• [REQUEST]: Count every line in the entries that contains "this". Report that count alone.

— begin DATASET ENTRIES —

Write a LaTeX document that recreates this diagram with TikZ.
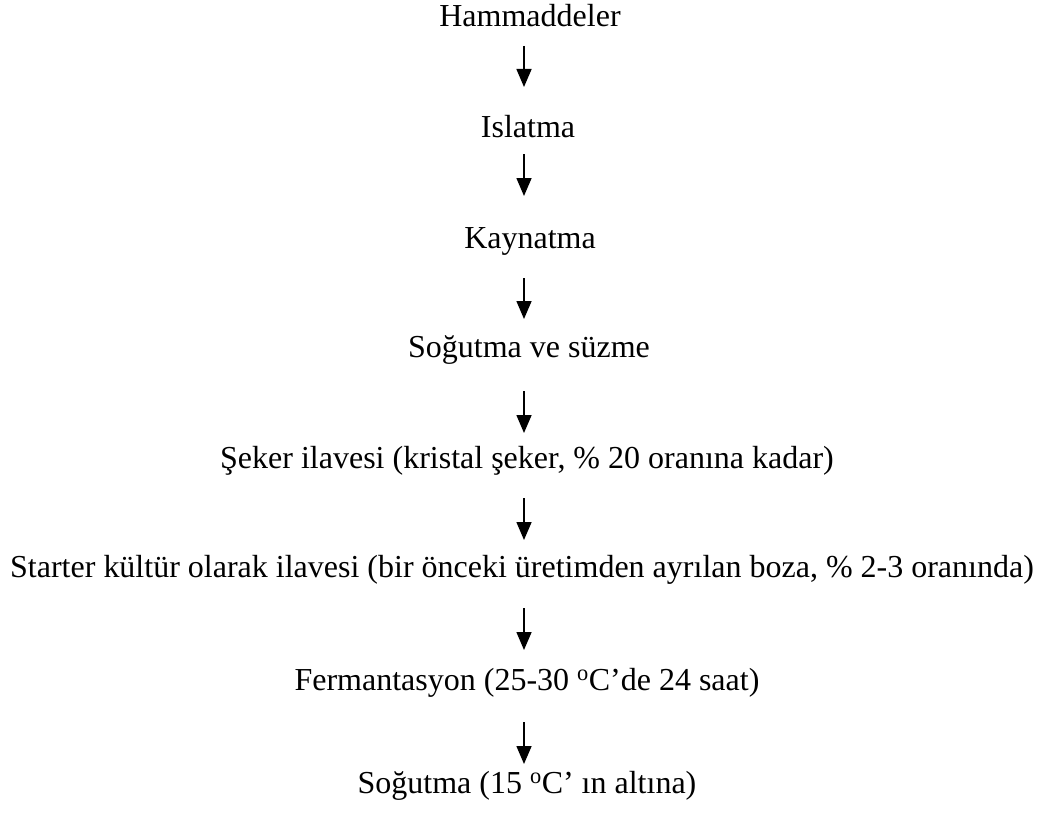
\documentclass[tikz,border=0pt]{standalone}
\usepackage{fontspec}
\setmainfont{Liberation Serif}
\usetikzlibrary{arrows.meta}
\begin{document}
\begin{tikzpicture}[x=1pt,y=-1pt,
  lbl/.style={anchor=base,inner sep=0pt,font=\fontsize{32}{38}\selectfont},
  arr/.style={line width=1.6pt,-{Triangle[width=15pt,length=18pt]}}]
\useasboundingbox (0,0) rectangle (1041,816);
\node[lbl] (n1) at (530,27) {Hammaddeler};
\node[lbl] (n2) at (528,137) {Islatma};
\node[lbl] (n3) at (530,248) {Kaynatma};
\node[lbl] (n4) at (529,357) {Soğutma ve süzme};
\node[lbl] (n5) at (527,468) {Şeker ilavesi (kristal şeker, \% 20 oranına kadar)};
\node[lbl] (n6) at (522,577) {Starter kültür olarak ilavesi (bir önceki üretimden ayrılan boza, \% 2-3 oranında)};
\node[lbl] (n7) at (527,690) {Fermantasyon (25-30 \textsuperscript{o}C’de 24 saat)};
\node[lbl] (n8) at (527,793) {Soğutma (15 \textsuperscript{o}C’ ın altına)};
\coordinate (s1) at (524,46);  \coordinate (e1) at (524,87);
\coordinate (s2) at (524,154); \coordinate (e2) at (524,196);
\coordinate (s3) at (524,278); \coordinate (e3) at (524,319);
\coordinate (s4) at (524,391); \coordinate (e4) at (524,433);
\coordinate (s5) at (524,498); \coordinate (e5) at (524,540);
\coordinate (s6) at (524,608); \coordinate (e6) at (524,650);
\coordinate (s7) at (524,722); \coordinate (e7) at (524,764);
\foreach \i in {1,...,7} \draw[arr] (s\i) -- (e\i);
\end{tikzpicture}
\end{document}
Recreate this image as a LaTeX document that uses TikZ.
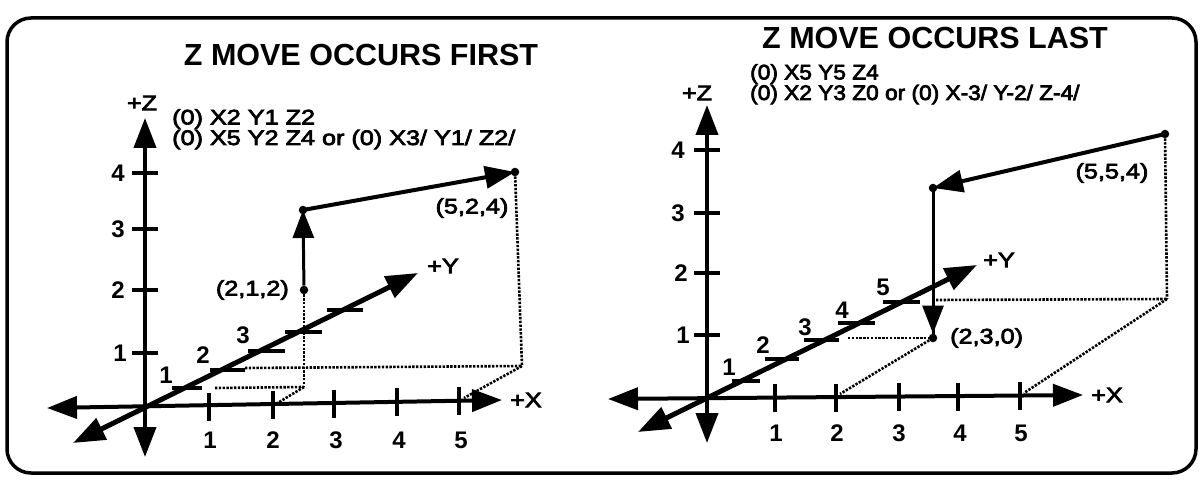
\documentclass[tikz,border=0pt]{standalone}
\usepackage{fontspec}
\setmainfont{Liberation Sans}
\newfontfamily\wideL[FakeStretch=1.2,FakeBold=3.5]{Liberation Sans}
\newfontfamily\wideR[FakeStretch=1.08,FakeBold=3.5]{Liberation Sans}
\usetikzlibrary{arrows.meta}
\begin{document}
\begin{tikzpicture}[x=1pt,y=-1pt,
  frame/.style={line width=3.5pt,rounded corners=24pt},
  axis/.style={line width=4pt,{Triangle[length=30pt,width=22pt]}-{Triangle[length=30pt,width=22pt]}},
  yaxis/.style={line width=5pt,{Triangle[length=32pt,width=23pt]}-{Triangle[length=32pt,width=23pt]}},
  tick/.style={line width=3.5pt},
  move/.style={line width=4pt,-{Triangle[length=30pt,width=22pt]}},
  zmove/.style={line width=3pt,-{Triangle[length=28pt,width=21pt]}},
  plain/.style={line width=3pt},
  dots/.style={line width=2.6pt,dash pattern=on 2.4pt off 1.4pt},
  dot/.style={circle,fill=black,inner sep=0pt,minimum size=8.5pt},
  title/.style={font=\bfseries\fontsize{30.5}{30}\selectfont,inner sep=0pt},
  codeL/.style={font=\wideL\fontsize{21}{19}\selectfont,inner sep=0pt,anchor=north west,align=left},
  codeR/.style={font=\wideR\fontsize{21}{18.5}\selectfont,inner sep=0pt,anchor=north west,align=left},
  num/.style={font=\bfseries\fontsize{24}{24}\selectfont,inner sep=0pt},
  lab/.style={font=\wideL\fontsize{21}{21}\selectfont,inner sep=0pt}]
\useasboundingbox (0,0) rectangle (1204,481);
\draw[frame] (7,18) rectangle (1196,473);

% ---------------- left panel ----------------
\node[title] (t1) at (361,55) {Z MOVE OCCURS FIRST};
\node[codeL] (c1) at (172,109) {(0) X2 Y1 Z2\\(0) X5 Y2 Z4 or (0) X3/ Y1/ Z2/};

\coordinate (O1) at (145,408);
\coordinate (Z1t) at (145,118);
\coordinate (Z1b) at (145,457);
\coordinate (X1l) at (47,408);
\coordinate (X1r) at (502,400);
\coordinate (Y1l) at (73,443);
\coordinate (Y1u) at (418,273);

% dotted construction lines
\coordinate (D1) at (522,366);
\coordinate (D1a) at (245,368);
\coordinate (D1b) at (464,398);
\coordinate (D2) at (304,387);
\coordinate (D2a) at (215,388);
\coordinate (D2b) at (276,404);

\node[dot] (P1) at (304,290) {};
\node[dot] (P2) at (303,210) {};
\node[dot] (P3) at (515,172) {};

\draw[dots] (P3) -- (D1);
\draw[dots] (D1a) -- (D1);
\draw[dots] (D1) -- (D1b);
\draw[dots] (P1) -- (D2);
\draw[dots] (D2a) -- (D2);
\draw[dots] (D2) -- (D2b);

\draw[axis] (Z1b) -- (Z1t);
\draw[axis] (X1l) -- (X1r);
\draw[yaxis] (Y1l) -- (Y1u);

\foreach \y in {173,229,290,353}{
  \draw[tick] (132,\y) -- (158,\y);
}
\node[num,anchor=east] (lz14) at (125,173) {4};
\node[num,anchor=east] (lz13) at (125,229) {3};
\node[num,anchor=east] (lz12) at (125,290) {2};
\node[num,anchor=east] (lz11) at (127,353) {1};

\foreach \x/\y in {209/406.6,273/405.1,334/403.8,397/402.4,459/401}{
  \draw[tick] (\x,\y-14) -- (\x,\y+14);
}
\node[num] (lx11) at (210,440) {1};
\node[num] (lx12) at (273,440) {2};
\node[num] (lx13) at (336,440) {3};
\node[num] (lx14) at (399,440) {4};
\node[num] (lx15) at (461,440) {5};

\draw[tick] (172,388) -- (202,388);
\draw[tick] (210,370) -- (245,370);
\draw[tick] (248,351) -- (285,351);
\draw[tick] (285,332) -- (322,332);
\draw[tick] (327,310) -- (363,310);
\node[num] (ly11) at (166,375) {1};
\node[num] (ly12) at (203,355) {2};
\node[num] (ly13) at (243,335) {3};

\node[lab] (ax1x) at (526,400) {+X};
\node[lab] (ax1y) at (443,266) {+Y};
\node[lab] (ax1z) at (142,103) {+Z};

\draw[zmove] (P1) -- (P2.center);
\draw[move] (P2.center) -- (P3.center);
\node[lab,anchor=east] (l212) at (289,290) {(2,1,2)};
\node[lab] (l524) at (472,208) {(5,2,4)};

% ---------------- right panel ----------------
\node[title] (t2) at (935,38) {Z MOVE OCCURS LAST};
\node[codeR] (c2) at (750,64) {(0) X5 Y5 Z4\\(0) X2 Y3 Z0 or (0) X-3/ Y-2/ Z-4/};

\coordinate (O2) at (707,398);
\coordinate (Z2t) at (707,105);
\coordinate (Z2b) at (707,443);
\coordinate (X2l) at (608,399);
\coordinate (X2r) at (1083,395);
\coordinate (Y2l) at (638,432);
\coordinate (Y2u) at (977,265);

\coordinate (D3) at (1167,299);
\coordinate (D3a) at (936,300);
\coordinate (D3b) at (1024,393);
\coordinate (D4a) at (848,338);
\coordinate (D4b) at (840,394);

\node[dot] (Q1) at (1165,134) {};
\node[dot] (Q2) at (933,188) {};
\node[dot] (Q3) at (933,338) {};

\draw[dots] (Q1) -- (D3);
\draw[dots] (D3a) -- (D3);
\draw[dots] (D3) -- (D3b);
\draw[dots] (D4a) -- (Q3);
\draw[dots] (Q3) -- (D4b);

\draw[axis] (Z2b) -- (Z2t);
\draw[axis] (X2l) -- (X2r);
\draw[yaxis] (Y2l) -- (Y2u);

\foreach \y in {150,213,273,335}{
  \draw[tick] (694,\y) -- (720,\y);
}
\node[num,anchor=east] (lz24) at (685,150) {4};
\node[num,anchor=east] (lz23) at (685,213) {3};
\node[num,anchor=east] (lz22) at (688,273) {2};
\node[num,anchor=east] (lz21) at (690,335) {1};

\foreach \x/\y in {775/398,836/397.5,899/397,958/396.5,1020/396}{
  \draw[tick] (\x,\y-14) -- (\x,\y+14);
}
\node[num] (lx21) at (776,433) {1};
\node[num] (lx22) at (837,433) {2};
\node[num] (lx23) at (899,433) {3};
\node[num] (lx24) at (960,433) {4};
\node[num] (lx25) at (1021,433) {5};

\draw[tick] (732,381) -- (760,381);
\draw[tick] (765,359) -- (799,359);
\draw[tick] (804,340) -- (839,340);
\draw[tick] (838,323) -- (875,323);
\draw[tick] (883,302) -- (920,302);
\node[num] (ly21) at (729,367) {1};
\node[num] (ly22) at (763,345) {2};
\node[num] (ly23) at (805,327) {3};
\node[num] (ly24) at (842,310) {4};
\node[num] (ly25) at (883,287) {5};

\node[lab] (ax2x) at (1107,395) {+X};
\node[lab] (ax2y) at (999,260) {+Y};
\node[lab] (ax2z) at (697,93) {+Z};

\draw[move] (Q1.center) -- (Q2.center);
\draw[plain] (Q2.center) -- (Q3.center);
\draw[zmove] (Q2.center) -- (Q3);
\node[lab] (l554) at (1112,173) {(5,5,4)};
\node[lab,anchor=west] (l230) at (950,338) {(2,3,0)};
\end{tikzpicture}
\end{document}
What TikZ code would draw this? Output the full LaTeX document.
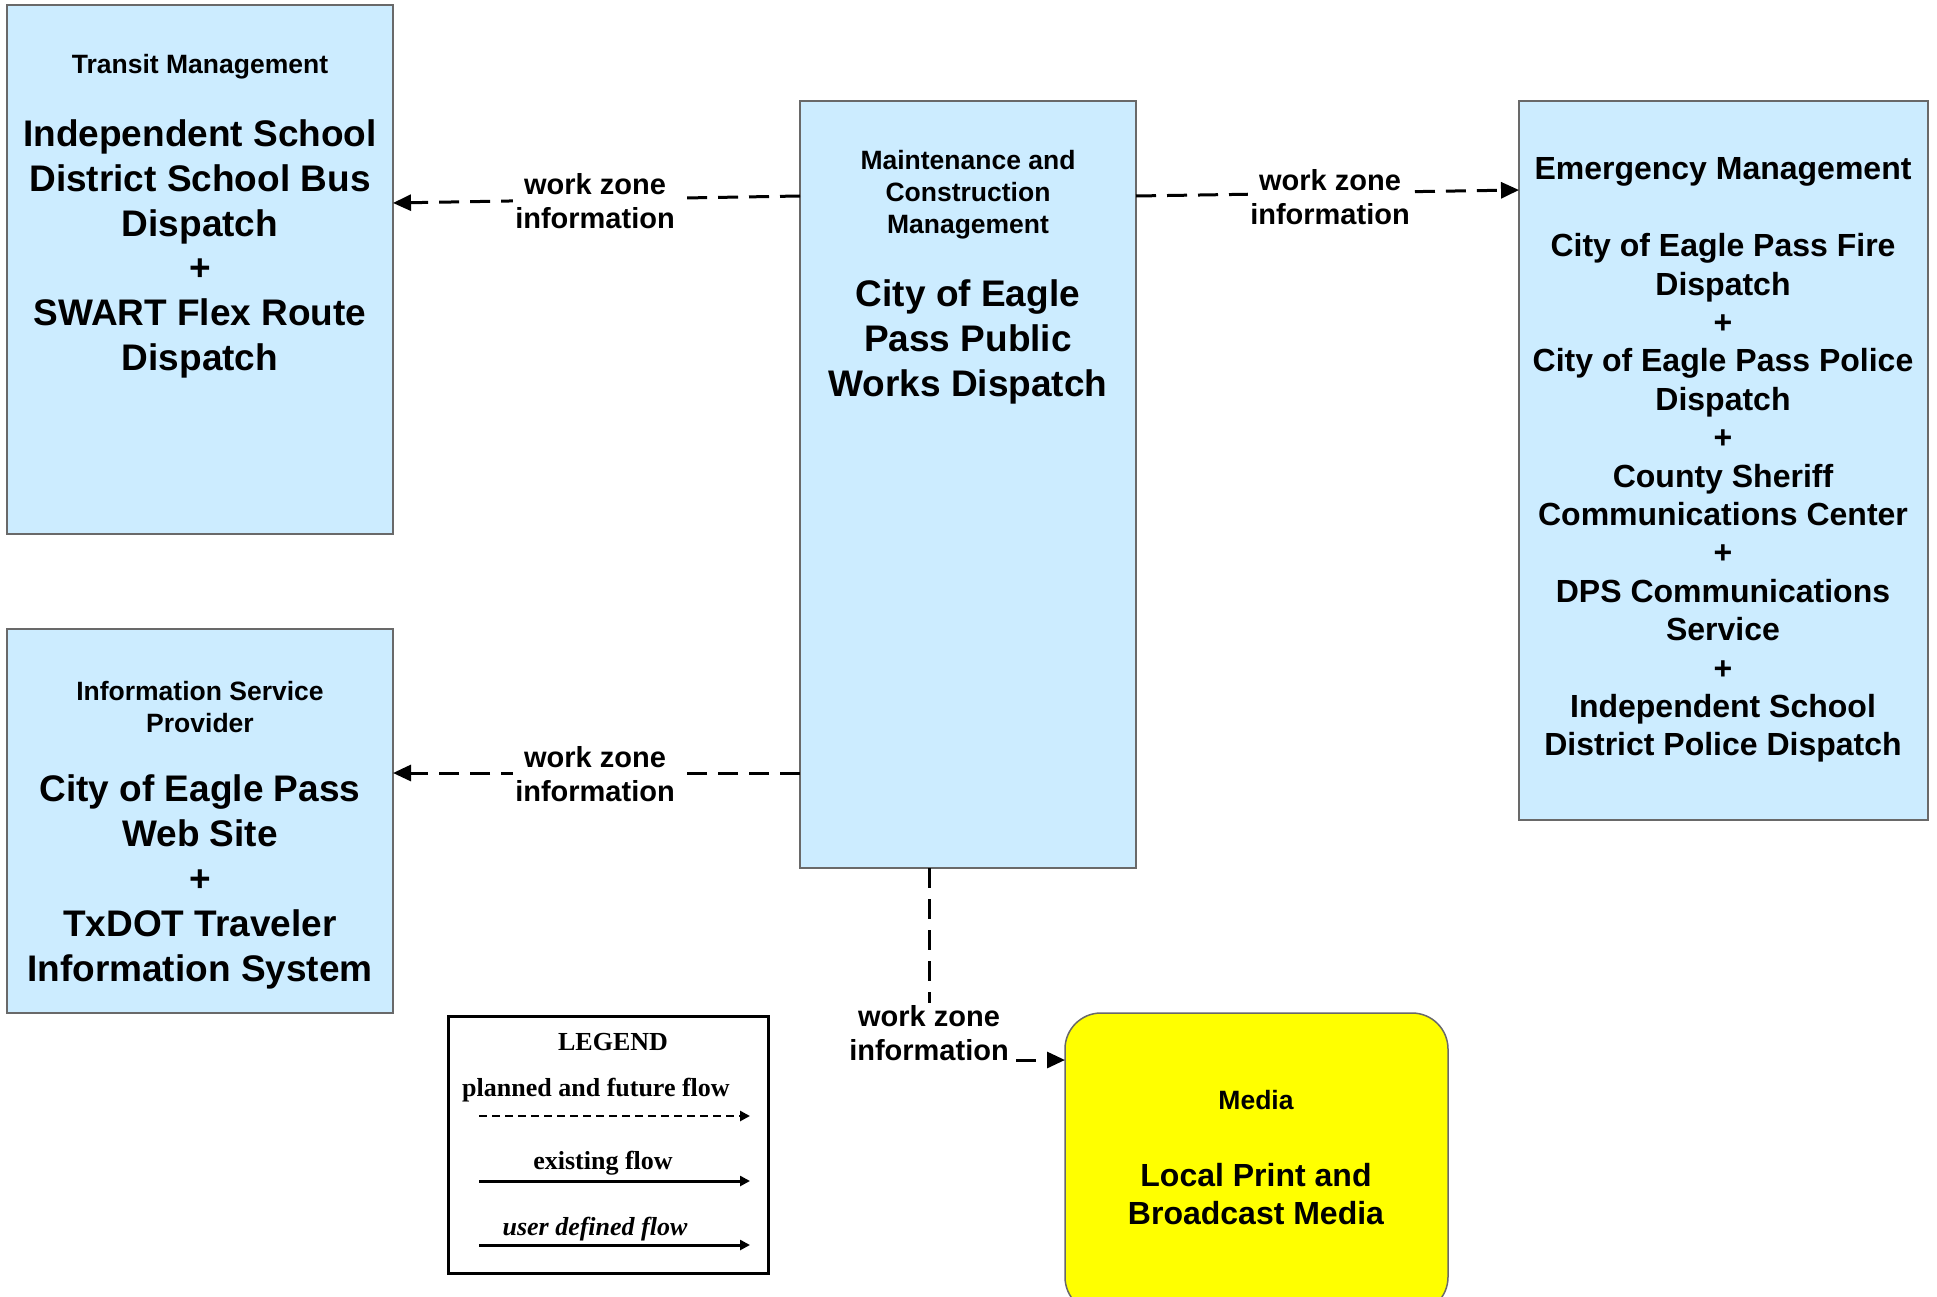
\documentclass[tikz,border=0pt]{standalone}
\usepackage{fontspec}
\setmainfont{Liberation Sans}
\newfontfamily\legendfont{Liberation Serif}
\usetikzlibrary{arrows.meta,calc}
\definecolor{boxblue}{RGB}{204,236,255}
\definecolor{boxgray}{RGB}{105,105,105}
\definecolor{mediayellow}{RGB}{255,255,0}
\tikzset{
  sys/.style={draw=boxgray, line width=1.5pt, fill=boxblue, inner sep=0pt, outer sep=0pt, anchor=north west},
  ttl/.style={font=\fontsize{26.5}{32}\selectfont\bfseries, align=center, inner sep=0pt},
  big/.style={font=\fontsize{37}{44.8}\selectfont\bfseries, align=center, inner sep=0pt},
  mid/.style={font=\fontsize{32}{38.4}\selectfont\bfseries, align=center, inner sep=0pt},
  lbl/.style={font=\fontsize{29}{34.6}\selectfont\bfseries, align=center, fill=white, inner sep=2pt},
  flow/.style={line width=3pt, dash pattern=on 20pt off 11pt, -{Triangle[length=18pt,width=16pt]}},
  leg/.style={font=\legendfont\fontsize{26}{30}\selectfont\bfseries, inner sep=0pt},
  legflow/.style={line width=3pt, -{Triangle[length=10pt,width=10pt]}},
}
\begin{document}
\begin{tikzpicture}[x=1pt,y=-1pt]
\useasboundingbox (0,0) rectangle (1937,1297);
\clip (0,0) rectangle (1937,1297);

% system boxes
\node[sys, minimum width=386pt, minimum height=529pt] (transit) at (7,5) {};
\node[sys, minimum width=386pt, minimum height=384pt] (info) at (7,629) {};
\node[sys, minimum width=336pt, minimum height=767pt] (maint) at (800,101) {};
\node[sys, minimum width=409pt, minimum height=719pt] (emerg) at (1519,101) {};
\node[sys, fill=mediayellow, rounded corners=36pt, minimum width=383pt, minimum height=300pt] (media) at (1065,1013) {};
\node[draw=black, line width=3pt, inner sep=0pt, anchor=north west, minimum width=320pt, minimum height=257pt] (legend) at (447,1015) {};

% texts in boxes
\node[ttl] (transitT) at (200,67) {Transit Management};
\node[big] (transitB) at (200,249) {Independent School\\District School Bus\\Dispatch\\+\\SWART Flex Route\\Dispatch};

\node[ttl] (infoT) at (200,707) {Information Service\\Provider};
\node[big] (infoB) at (200,882) {City of Eagle Pass\\Web Site\\+\\TxDOT Traveler\\Information System};

\node[ttl] (maintT) at (968,195) {Maintenance and\\Construction\\Management};
\node[big] (maintB) at (968,342) {City of Eagle\\Pass Public\\Works Dispatch};

\node[mid] (emergT) at (1723,172) {Emergency Management};
\node[mid] (emergB) at (1723,498) {City of Eagle Pass Fire\\Dispatch\\+\\City of Eagle Pass Police\\Dispatch\\+\\County Sheriff\\Communications Center\\+\\DPS Communications\\Service\\+\\Independent School\\District Police Dispatch};

\node[ttl] (mediaT) at (1256,1100) {Media};
\node[mid] (mediaB) at (1256,1194) {Local Print and\\Broadcast Media};

% connectors
\draw[flow] ($(maint.north west)+(0,95)$) -- ($(transit.north east)+(0,198)$);
\draw[flow] ($(maint.north east)+(0,95)$) -- ($(emerg.north west)+(0,89)$);
\draw[flow] ($(maint.north west)+(0,672)$) -- ($(info.north east)+(0,144)$);
\draw[flow] ($(maint.south west)+(129,0)$) |- ($(media.north west)+(0,47)$);

\node[lbl] (l1) at (595,201) {work zone\\information};
\node[lbl] (l2) at (1330,197) {work zone\\information};
\node[lbl] (l3) at (595,774) {work zone\\information};
\node[lbl] (l4) at (929,1033) {work zone\\information};

% legend
\node[leg] (legT) at (613,1042) {LEGEND};
\node[leg] (legP) at (596,1090) {planned and future flow};
\coordinate (p1) at (479,1116);
\coordinate (p2) at (750,1116);
\draw[legflow, line width=2.5pt, dash pattern=on 8pt off 5pt] (p1) -- (p2);
\node[leg] (legE) at (603,1163) {existing flow};
\coordinate (e1) at (479,1181);
\coordinate (e2) at (750,1181);
\draw[legflow] (e1) -- (e2);
\node[leg, font=\legendfont\fontsize{26}{30}\selectfont\bfseries\itshape] (legU) at (595,1229) {user defined flow};
\coordinate (u1) at (479,1245);
\coordinate (u2) at (750,1245);
\draw[legflow] (u1) -- (u2);
\end{tikzpicture}
\end{document}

— end DATASET ENTRIES —

• [REPLY TO THE TASK]: 3